Filming starts this month in Curitiba, the city where the Car Wash team is based.
An as yet-unnamed series commissioned by Netflix is also due to hit the screens next year, directed by Jose Padilha, one of Brazil’s most successful movie makers.
He has the powerful “Elite Squad” and “Robocop” among his credits and produced and directed another Netflix series, “Narcos,” about the life of infamous Colombian druglord Pablo Escobar.
Entertainment or politics?
Car Wash might make for a ripping yarn, but it’s also a political minefield. Some in Brazil believe that investigators led by crusading Judge Sergio Moro have gone disproportionately after leftist figures.
Luiz Inacio Lula da Silva, Brazil’s hugely popular leftist president between 2003 and 2010, has fiercely attacked bribery and other corruption charges against him as politically motivated.
There was a flutter of scandal in the Brazilian media last month when it was reported that Wagner Moura — probably Brazil’s best known actor — had refused to play Judge Moro in the Netflix series.
Both Padilha and Moura, who plays Escobar in “Narcos” and also starred in “Elite Squad,” later denied having discussed the role at all.
The leftist O Cafezinho blog suggested that Antunez’s movie version will be a pro-police propaganda tool.
The blog notes the unusually large budget by Brazilian standards — 13.5 million reais ($4.18 million) compared to a more typical $1.5 million) — and the film’s unprecedented access to the Curitiba operation.
“Would someone wanting to make a film critical of Car Wash also be allowed to make a deal with the police?” asked O Cafezinho.
Antunez says the filmmakers were able to see inside the Curitiba offices, though they’ll only film outside. They’ll also get police cooperation for scenes involving armed officers, helicopters and the like.
But multiple interviews with officers and prosecutors mean the script will be “very factual,” Antunez said.
Lionizing the officials is not the point.

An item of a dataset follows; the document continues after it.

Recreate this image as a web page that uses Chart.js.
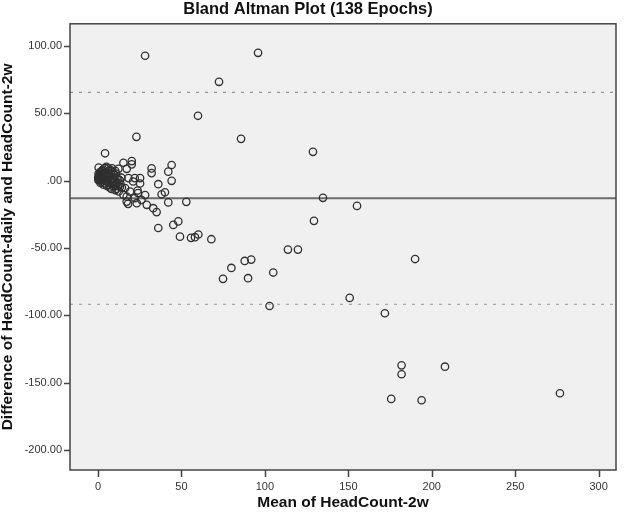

“They’re people. They don’t fantasize that what they’re doing is bigger than it really is — they don’t talk about saving the country or anything,” he said.
The big challenge, Antunez said, was knowing where to stop the story. He eventually chose the tense moment in March when Lula was briefly detained for questioning.
Car Wash has served up many shocks since and is likely to keep doing so — so the movie cameras will keep turning.
“The intention of the producers is to have sequels,” Antunez said.
And at a time when Congressional deputies — many facing Car Wash probes themselves — are thought to want to close down the investigation, Antunez says he hopes his film will help maintain public pressure.
“I’m not worried as a filmmaker but as a citizen I am,” he said. The probe “has to go all the way.”